Editor’s note: The first in this series appeared back in May. This is another section. More will follow as space permits. From the website published by Jones & Son Pest Control Supplies Ltd.
5. THE PIGEON AS A MESSENGER. The earliest large scale communication network using pigeons as messengers was established in Syria and Persia about 5th century B.C. Much later in the 12th century A.D., the city of Baghdad and all the main towns and cities in Syria and Egypt were linked by messages carried by pigeons. This was the sole source of communication. In Roman times, the pigeon was used to carry results of sporting events such as the Olympic Games and this is why whites doves are released at the start of the Olympic Games today. In England, prior to the days of telegraphs, pigeons were often taken to soccer matches and released to carry home the results of the game. Their use as a messenger in war time resulted in many pigeons being awarded honours by both the Bristish and French Governments. Incredibly, the last “pigeon post” service was abandoned in India is 2004 with the birds being retired to live out the rest of their days in peace.
6. THE RELIGIOUS SIGNIFICANCE OF THE PIGEON. Many religious groups including Muslims, Hindus, and Sikhs feed pigeons for religious reasons. Many older Sikhs feed pigeons ceremoniously to honour the high priest and warrior Guru Govind Singh who was a known friend of the pigeon (or rock dove). Some Sikhs also feed pigeons because they believe that when they are reincarnated they will never go hungry if they have fed pigeons in their previous life. Other religious groups in India believe that when a person dies his or her soul assumes the form of a bird (normally a pigeon) and therefore by feeding birds, they are caring for the souls of their departed ancestors. The pigeon is revered in India with huge flocks numbering many thousands of birds being fed daily at Hindu temples in town and city centres throughout the country. In both eastern and western societies, many of the most entrenched pigeon-related problems are considered to be caused, certainly in part, by religious feeding of the birds. In the Christian religion, the pigeon is both a symbol of peace and of the Holy Spirit.
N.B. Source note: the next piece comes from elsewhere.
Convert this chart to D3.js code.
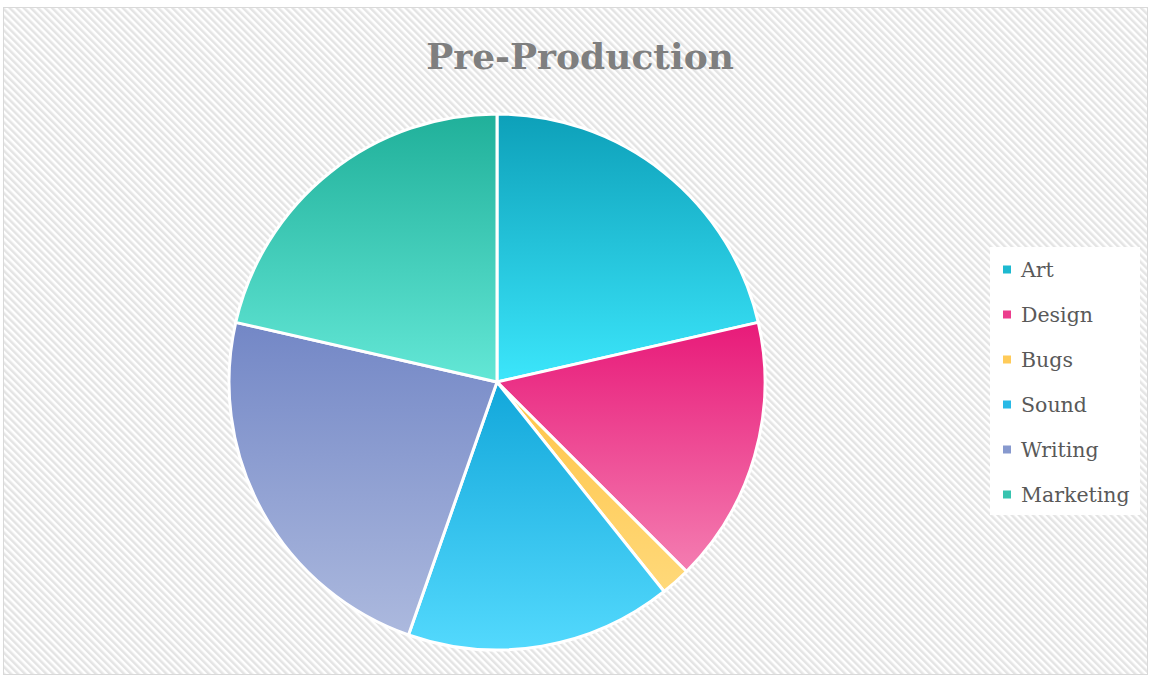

7. FAMOUS PIGEONS. During the First World War, a pigeon named Cher Ami (Dear Friend) saved the lives of many French soldiers by carrying a message across enemy lines in the heat of battle. Cher Ami was shot in the chest and the leg, losing most of the leg to which the message was attached, but continued the 25 minute flight avoiding shrapnel and poison gas to get the message home. Cher Ami was awarded the French “Croix de Guerre” for heroic service. Another heroic pigeon named G.I. Joe saved the lives of a thousand soldiers in World War Two after British troops had established a position within an Italian town that was due to be bombed by Allied planes. Communication equipment was down and the only means of stopping the raid was to attach a hastily-written message to G.I. Joe and send him to Head Quarters. G.I. Joe flew twenty miles in twenty minutes arriving at the air base while the planes were taxiing on the runway. Disaster was averted with five minutes to spare. G.I. Joe received the “Dickin” medal for his bravery.
8. ROCK DOVE OR PIGEON. The feral pigeon that we see in our towns and cities today are descended from the Rock Dove (Columba livia), a cliff-dwelling bird historically found in coastal regions. The word “pigeon” is actually derived from the Latin word “pipio” which meant “young bird”. The word then passed into Old French as “pijon” and thus the English word “pigeon” was derived and is now used the world over as a common name for the Rock Dove. Other common names include “domestic pigeon” and the “feral pigeon”. In 2004, British and American ornithologists officially re-named re-named the bird the Rock Pigeon.